Do some basic diagnostics too. There’s more I’d like students to consider, but there just isn’t time to wring hands about them all. Do the fitted-residual plot, for one. This is the most bang-for-your-buck linear model diagnostic. It can alert you to non-linearity in the model, non-constant error variance, and send a clear signal about discreteness or repeating patterens in the dependent variable.

broom::augment(M1) %>%
  ggplot(.,aes(.fitted, .resid)) +
  geom_point(pch = 21) +
  theme_steve() +
  geom_hline(yintercept = 0, linetype="dashed", color="red") +
  geom_smooth(method = "loess") +
  labs(title = "A Fitted-Residual Plot of Our Model",
       subtitle = "There are a few tail observations and some movement in the smoother, but it's tough to say much from this regarding linearity.",
       x = "Fitted Values", y = "Residuals",
       caption = "I am pleasantly surprised this passed the Breusch-Pagan test.")

My linloess_plot() function might say more about these relationships. This a component-plus-residual plot function that explores the relationship between all independent variables and the residuals, comparing the flat line at 0 with a LOESS smoother. From this, we get an idea that perhaps the size of government variable merits a square term, should we conceptualize about wealth concentration peculiarities at the tails of the spectrum vis-a-vis the middle. That FDI outflow variable is, well, what it is. I knew what to expect and was not surprised.

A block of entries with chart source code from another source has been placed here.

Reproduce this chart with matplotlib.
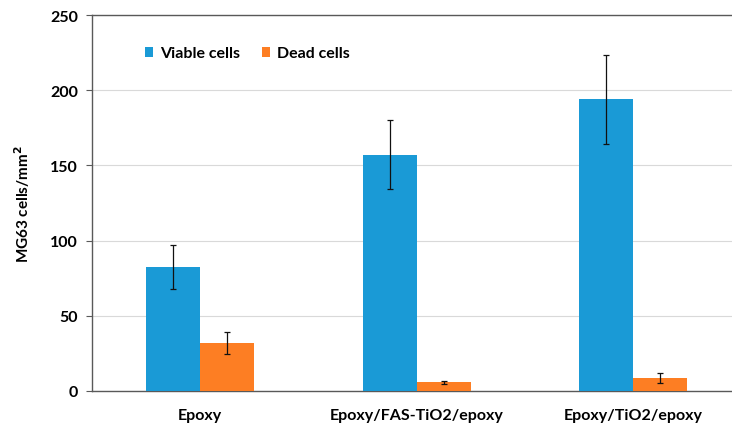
import matplotlib
matplotlib.use("Agg")
import matplotlib.pyplot as plt
import numpy as np

categories = ["Epoxy", "Epoxy/FAS-TiO2/epoxy", "Epoxy/TiO2/epoxy"]
viable = [82.5, 157, 194]
viable_err = [14.5, 23, 29.5]
dead = [32, 5.8, 8.5]
dead_err = [7.4, 1.0, 3.5]
yticks = [0, 50, 100, 150, 200, 250]
series_names = ["Viable cells", "Dead cells"]

plt.rcParams['font.family'] = ['Lato', 'DejaVu Sans']
plt.rcParams['font.weight'] = 'bold'

W, H = 732, 427
fig = plt.figure(figsize=(W/100, H/100), dpi=100)
left, right, bottom, top = 92, 732, 392, 16
ax = fig.add_axes([left/W, 1 - bottom/H, (right-left)/W, (bottom-top)/H])

x = np.arange(len(categories))
bw = 0.25
blue = '#1A9AD6'
orange = '#FD7E23'
ekw = dict(elinewidth=0.9, capthick=0.9, ecolor='#111111')
ax.bar(x - bw/2, viable, bw, color=blue, label=series_names[0],
       yerr=viable_err, capsize=2.5, error_kw=ekw, zorder=3)
ax.bar(x + bw/2, dead, bw, color=orange, label=series_names[1],
       yerr=dead_err, capsize=2.5, error_kw=ekw, zorder=3)

spacing_px = 216.5
ax.set_xlim(-0.5, -0.5 + (right - left) / spacing_px)
ax.set_ylim(0, 250)
fs = 11.5
ax.set_yticks(yticks)
ax.set_yticklabels([str(t) for t in yticks], fontsize=fs, fontweight='bold')
ax.set_xticks(x)
ax.set_xticklabels(categories, fontsize=fs, fontweight='bold')
ax.tick_params(axis='x', length=0, pad=12)
ax.tick_params(axis='y', length=4, width=0.8, color='#595959', pad=6)

ax.grid(axis='y', color='#D9D9D9', linewidth=0.8, zorder=0)
ax.spines['right'].set_visible(False)
for s in ['left', 'bottom', 'top']:
    ax.spines[s].set_color('#595959')
    ax.spines[s].set_linewidth(1.0)

ax.set_ylabel("MG63 cells/mm$^\\mathbf{2}$", fontsize=11, fontweight='bold', labelpad=13)

leg = ax.legend(loc='upper left', bbox_to_anchor=(0.06, 0.955), ncol=2, frameon=False,
                fontsize=fs, handlelength=0.5, handleheight=0.6, handletextpad=0.45,
                columnspacing=1.4)

fig.savefig("out.png", dpi=100)
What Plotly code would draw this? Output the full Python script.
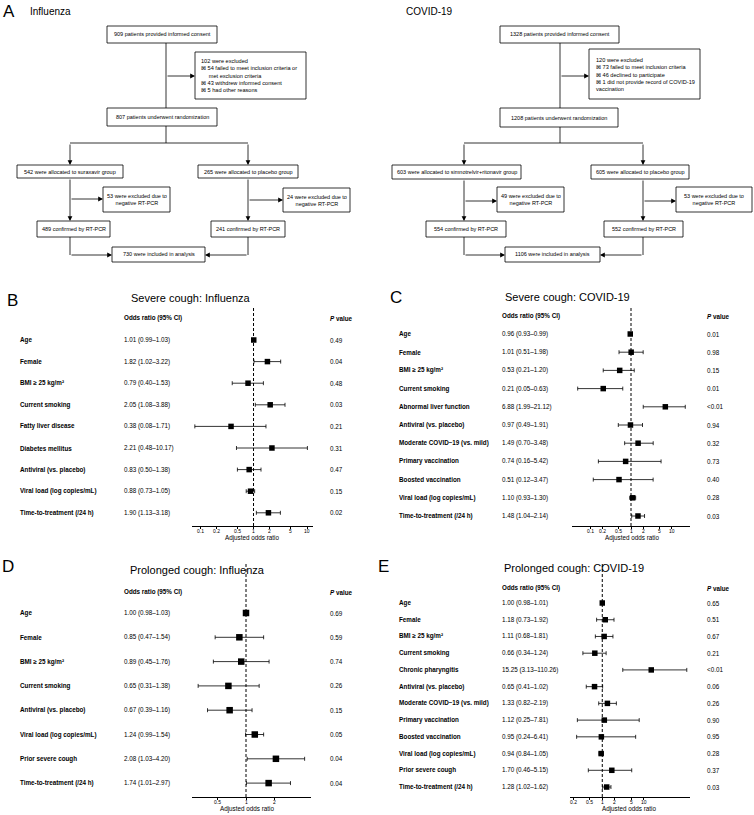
import math
import plotly.graph_objects as go

W, H = 754, 815
def px(x): return x / W
def py(y): return 1 - y / H

FONT = "Liberation Sans, Arial, sans-serif"

# ---------------- DATA ----------------
B_labels = ["Age", "Female", "BMI ≥ 25 kg/m²", "Current smoking", "Fatty liver disease",
            "Diabetes mellitus", "Antiviral (vs. placebo)", "Viral load (log copies/mL)",
            "Time-to-treatment (/24 h)"]
B_or = [1.01, 1.82, 0.79, 2.05, 0.38, 2.21, 0.83, 0.88, 1.90]
B_lo = [0.99, 1.02, 0.40, 1.08, 0.08, 0.48, 0.50, 0.73, 1.13]
B_hi = [1.03, 3.22, 1.53, 3.88, 1.71, 10.17, 1.38, 1.05, 3.18]
B_p = ["0.49", "0.04", "0.48", "0.03", "0.21", "0.31", "0.47", "0.15", "0.02"]

C_labels = ["Age", "Female", "BMI ≥ 25 kg/m²", "Current smoking", "Abnormal liver function",
            "Antiviral (vs. placebo)", "Moderate COVID−19 (vs. mild)", "Primary vaccination",
            "Boosted vaccination", "Viral load (log copies/mL)", "Time-to-treatment (/24 h)"]
C_or = [0.96, 1.01, 0.53, 0.21, 6.88, 0.97, 1.49, 0.74, 0.51, 1.10, 1.48]
C_lo = [0.93, 0.51, 0.21, 0.05, 1.99, 0.49, 0.70, 0.16, 0.12, 0.93, 1.04]
C_hi = [0.99, 1.98, 1.20, 0.63, 21.12, 1.91, 3.48, 5.42, 3.47, 1.30, 2.14]
C_p = ["0.01", "0.98", "0.15", "0.01", "<0.01", "0.94", "0.32", "0.73", "0.40", "0.28", "0.03"]

D_labels = ["Age", "Female", "BMI ≥ 25 kg/m²", "Current smoking", "Antiviral (vs. placebo)",
            "Viral load (log copies/mL)", "Prior severe cough", "Time-to-treatment (/24 h)"]
D_or = [1.00, 0.85, 0.89, 0.65, 0.67, 1.24, 2.08, 1.74]
D_lo = [0.98, 0.47, 0.45, 0.31, 0.39, 0.99, 1.03, 1.01]
D_hi = [1.03, 1.54, 1.76, 1.38, 1.16, 1.54, 4.20, 2.97]
D_p = ["0.69", "0.59", "0.74", "0.26", "0.15", "0.05", "0.04", "0.04"]

E_labels = ["Age", "Female", "BMI ≥ 25 kg/m²", "Current smoking", "Chronic pharyngitis",
            "Antiviral (vs. placebo)", "Moderate COVID−19 (vs. mild)", "Primary vaccination",
            "Boosted vaccination", "Viral load (log copies/mL)", "Prior severe cough",
            "Time-to-treatment (/24 h)"]
E_or = [1.00, 1.18, 1.11, 0.66, 15.25, 0.65, 1.33, 1.12, 0.95, 0.94, 1.70, 1.28]
E_lo = [0.98, 0.73, 0.68, 0.34, 3.13, 0.41, 0.82, 0.25, 0.24, 0.84, 0.46, 1.02]
E_hi = [1.01, 1.92, 1.81, 1.24, 110.26, 1.02, 2.19, 7.81, 6.41, 1.05, 5.15, 1.62]
E_p = ["0.65", "0.51", "0.67", "0.21", "<0.01", "0.06", "0.26", "0.90", "0.95", "0.28", "0.37", "0.03"]

ticks_BC = [0.1, 0.2, 0.5, 1, 2, 5, 10]
ticks_D = [0.5, 1, 2]
ticks_E = [0.2, 0.5, 1, 2, 5, 10]

titles = ["Severe cough: Influenza", "Severe cough: COVID-19",
          "Prolonged cough: Influenza", "Prolonged cough: COVID-19"]

# Flowchart texts
flu_texts = [
    "909 patients provided informed consent",
    "102 were excluded<br>⊠ 54 failed to meet inclusion criteria or<br>     met exclusion criteria<br>⊠ 43 withdrew informed consent<br>⊠ 5 had other reasons",
    "807 patients underwent randomization",
    "542 were allocated to suraxavir group",
    "265 were allocated to placebo group",
    "53 were excluded due to<br>negative RT-PCR",
    "24 were excluded due to<br>negative RT-PCR",
    "489 confirmed by RT-PCR",
    "241 confirmed by RT-PCR",
    "730 were included in analysis",
]
cov_texts = [
    "1328 patients provided informed consent",
    "120 were excluded<br>⊠ 73 failed to meet inclusion criteria<br>⊠ 46 declined to participate<br>⊠ 1 did not provide record of COVID-19<br>vaccination",
    "1208 patients underwent randomization",
    "603 were allocated to simnotrelvir+ritonavir group",
    "605 were allocated to placebo group",
    "49 were excluded due to<br>negative RT-PCR",
    "53 were excluded due to<br>negative RT-PCR",
    "554 confirmed by RT-PCR",
    "552 confirmed by RT-PCR",
    "1106 were included in analysis",
]

# ---------------- LAYOUT GEOMETRY (pixels) ----------------
flu_geom = [(107, 26, 217, 43), (195, 52, 306, 99), (107, 108, 217, 126),
            (17, 165, 123, 178), (198, 165, 298, 178), (103, 187, 170, 212),
            (283, 188, 350, 212), (37, 221, 110, 237), (211, 221, 285, 237),
            (112, 247, 205, 262)]
cov_geom = [(500, 26, 619, 43), (589, 49, 700, 99), (500, 108, 618, 127),
            (392, 165, 521, 179), (591, 165, 689, 179), (497, 187, 564, 212),
            (676, 187, 752, 212), (426, 221, 506, 237), (604, 221, 683, 237),
            (505, 247, 600, 262)]
flu_excl_textx = 199
cov_excl_textx = 594

shapes = []
annotations = []

def line(x0, y0, x1, y1, w=0.8):
    shapes.append(dict(type="line", xref="paper", yref="paper",
                       x0=px(x0), y0=py(y0), x1=px(x1), y1=py(y1),
                       line=dict(color="black", width=w)))

def arrow(x0, y0, x1, y1):
    annotations.append(dict(x=px(x1), y=py(y1), xref="paper", yref="paper",
                            ax=x0 - x1, ay=y0 - y1, axref="pixel", ayref="pixel",
                            text="", showarrow=True, arrowhead=2, arrowsize=1.2,
                            arrowwidth=0.8, arrowcolor="black", standoff=0))

def draw_flow(texts, geom, excl_x):
    for i, (t, g) in enumerate(zip(texts, geom)):
        x0, y0, x1, y1 = g
        shapes.append(dict(type="rect", xref="paper", yref="paper",
                           x0=px(x0), y0=py(y0), x1=px(x1), y1=py(y1),
                           line=dict(color="black", width=0.8), fillcolor="white", layer="above"))
        if i == 1:
            annotations.append(dict(x=px(excl_x), y=py((y0 + y1) / 2), xref="paper", yref="paper",
                                    text=t, showarrow=False, xanchor="left", yanchor="middle",
                                    align="left", font=dict(family=FONT, size=5.6, color="black")))
        else:
            annotations.append(dict(x=px((x0 + x1) / 2), y=py((y0 + y1) / 2), xref="paper", yref="paper",
                                    text=t, showarrow=False, xanchor="center", yanchor="middle",
                                    align="center", font=dict(family=FONT, size=5.5, color="black")))

draw_flow(flu_texts, flu_geom, flu_excl_textx)
draw_flow(cov_texts, cov_geom, cov_excl_textx)

# Influenza connectors
line(166, 43, 166, 108)
arrow(166, 76, 195, 76)
line(166, 126, 166, 143)
line(70, 143, 248, 143)
arrow(70, 143, 70, 165)
arrow(248, 143, 248, 165)
arrow(70, 178, 70, 221)
arrow(70, 199, 103, 199)
arrow(248, 178, 248, 221)
arrow(248, 200, 283, 200)
line(70, 237, 70, 255)
arrow(70, 255, 112, 255)
line(248, 237, 248, 255)
arrow(248, 255, 205, 255)

# COVID connectors
line(560, 43, 560, 108)
arrow(560, 76, 589, 76)
line(560, 127, 560, 143)
line(464, 143, 643, 143)
arrow(464, 143, 464, 165)
arrow(643, 143, 643, 165)
arrow(464, 179, 464, 221)
arrow(464, 201, 497, 201)
arrow(643, 179, 643, 221)
arrow(643, 201, 676, 201)
line(464, 237, 464, 255)
arrow(464, 255, 505, 255)
line(643, 237, 643, 255)
arrow(643, 255, 600, 255)

def text(x, y, t, size, anchor="center", bold=False):
    annotations.append(dict(x=px(x), y=py(y), xref="paper", yref="paper",
                            text=("<b>%s</b>" % t) if bold else t, showarrow=False,
                            xanchor=anchor, yanchor="middle",
                            font=dict(family=FONT, size=size, color="black")))

text(9, 11, "A", 17)
text(50, 11, "Influenza", 10)
text(429, 11, "COVID-19", 10)

# ---------------- FOREST PANELS ----------------
panels = [
    dict(letter="B", lx=12, ly=300, labels=B_labels, orv=B_or, lo=B_lo, hi=B_hi, p=B_p,
         dom=(192, 313), rng=(-1.15, 1.112), top=307, bottom=526, y0=340, dy=21.6,
         cols=(18, 122, 328), hy=318, tx=191, ty=298, ticks=ticks_BC, ms=5.5, xl=252),
    dict(letter="C", lx=396, ly=297, labels=C_labels, orv=C_or, lo=C_lo, hi=C_hi, p=C_p,
         dom=(572, 690), rng=(-1.44, 1.44), top=308, bottom=526, y0=334, dy=18.2,
         cols=(397, 500, 705), hy=316, tx=567, ty=297, ticks=ticks_BC, ms=5.5, xl=632),
    dict(letter="D", lx=8, ly=566, labels=D_labels, orv=D_or, lo=D_lo, hi=D_hi, p=D_p,
         dom=(192, 311), rng=(-0.574, 0.691), top=562, bottom=797, y0=613, dy=24.3,
         cols=(18, 122, 328), hy=592, tx=197, ty=570, ticks=ticks_D, ms=6.5, xl=247),
    dict(letter="E", lx=383, ly=566, labels=E_labels, orv=E_or, lo=E_lo, hi=E_hi, p=E_p,
         dom=(570, 690), rng=(-0.78, 2.12), top=562, bottom=797, y0=603, dy=16.73,
         cols=(397, 500, 705), hy=588, tx=574, ty=568, ticks=ticks_E, ms=5.5, xl=629),
]

fig = go.Figure()
layout_axes = {}
for k, P in enumerate(panels, start=1):
    xa = "x" if k == 1 else "x%d" % k
    ya = "y" if k == 1 else "y%d" % k
    n = len(P["labels"])
    rows = list(range(n))
    fig.add_trace(go.Scatter(
        x=P["orv"], y=rows, xaxis=xa, yaxis=ya, mode="markers",
        marker=dict(symbol="square", size=P["ms"], color="black"),
        error_x=dict(type="data", symmetric=False,
                     array=[h - o for h, o in zip(P["hi"], P["orv"])],
                     arrayminus=[o - l for o, l in zip(P["orv"], P["lo"])],
                     color="black", thickness=0.8, width=2),
        showlegend=False, hoverinfo="skip"))
    layout_axes["xaxis" if k == 1 else "xaxis%d" % k] = dict(
        domain=[px(P["dom"][0]), px(P["dom"][1])], type="log", range=list(P["rng"]),
        anchor=ya, showline=True, linecolor="black", linewidth=1, mirror=False,
        ticks="outside", ticklen=2, tickwidth=0.8, tickcolor="black",
        tickvals=P["ticks"], showticklabels=False,
        showgrid=False, zeroline=False, fixedrange=True)
    yr = [(P["bottom"] - P["y0"]) / P["dy"], (P["top"] - P["y0"]) / P["dy"]]
    layout_axes["yaxis" if k == 1 else "yaxis%d" % k] = dict(
        domain=[py(P["bottom"]), py(P["top"])], range=yr, anchor=xa,
        visible=False, showgrid=False, zeroline=False, fixedrange=True)
    # tick labels placed just under the axis line (log axis -> log10 positions)
    for t in P["ticks"]:
        annotations.append(dict(x=math.log10(t), y=py(P["bottom"] + 5), xref=xa, yref="paper",
                                text="%g" % t, showarrow=False, xanchor="center", yanchor="middle",
                                font=dict(family=FONT, size=5, color="black")))
    # reference line at OR = 1
    shapes.append(dict(type="line", xref=xa, yref=ya + " domain", x0=1, x1=1, y0=0, y1=1,
                       line=dict(color="black", width=1, dash="3px,2px")))
    # row texts
    for i in rows:
        ci = "%.2f (%.2f–%.2f)" % (P["orv"][i], P["lo"][i], P["hi"][i])
        for col, t, b in ((P["cols"][0], P["labels"][i], True),
                          (P["cols"][1], ci, False),
                          (P["cols"][2], P["p"][i], False)):
            annotations.append(dict(x=px(col), y=i, xref="paper", yref=ya,
                                    text=("<b>%s</b>" % t) if b else t, showarrow=False,
                                    xanchor="left", yanchor="middle",
                                    font=dict(family=FONT, size=6.3, color="black")))
    text(P["cols"][1], P["hy"], "Odds ratio (95% CI)", 6.3, anchor="left", bold=True)
    text(P["cols"][2], P["hy"], "<i>P</i> value", 6.3, anchor="left", bold=True)
    text(P["tx"], P["ty"], titles[k - 1], 11)
    text(P["lx"], P["ly"], P["letter"], 17)
    text(P["xl"], P["bottom"] + 12, "Adjusted odds ratio", 6.3)

fig.update_layout(
    width=W, height=H, autosize=False,
    margin=dict(l=0, r=0, t=0, b=0, pad=0),
    paper_bgcolor="white", plot_bgcolor="white",
    shapes=shapes, annotations=annotations,
    font=dict(family=FONT, color="black"),
    **layout_axes)

fig.write_html("out.html")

linloess_plot(M1, se = FALSE, no_dummies = TRUE) +
  theme_steve() +
  labs(title = "A Component-Residual (Lin-LOESS) Plot of Our Model",
       subtitle = "I suspected there'd be weirdness in that FDI variable. The weirdness in the main IV doesn't seem to matter too much for linearity assumptions.",
       x = "Value", y = "Residual")

You can humor the normality assumption (of the residuals) in a few ways. For example, here’s Shapiro-Wilk.

shapiro.test(resid(M1))
#> 
#> 	Shapiro-Wilk normality test
#> 
#> data:  resid(M1)
#> W = 0.98291, p-value = 0.196

Here’s my residual density plot function (rd_plot()). Before practitioners I know pounce on me for teaching students this, I do emphasize this assumption is the least important of OLS’ assumptions. In real world applications, normality is reasonably approximated if never truly achieved for a model with a large number of observations and any peculiarities whatsoever. However, students can easily get the intuition behind this even as I belabor that it’s a conditional assumption that wants to imply something about the dependent variable in question.

rd_plot(M1) +
  theme_steve() +
  labs(title = "A Density Plot of our Model's Residuals",
       subtitle = "We already passed Shapiro-Wilk. In a lot of real world applications, the normality assumption is reasonably approximated",
       x = "Residuals", y = "Density")

Conclusion

Students: find something to do in the QoG data if you want to make your life easier for your final papers. It will involve finding a topic of interest, finding relevant variables included in the data, and being mindful about cross-sectional coverage. This resource is nice for students to learn quantitative methods around a relatively simple (but still information-rich) data set.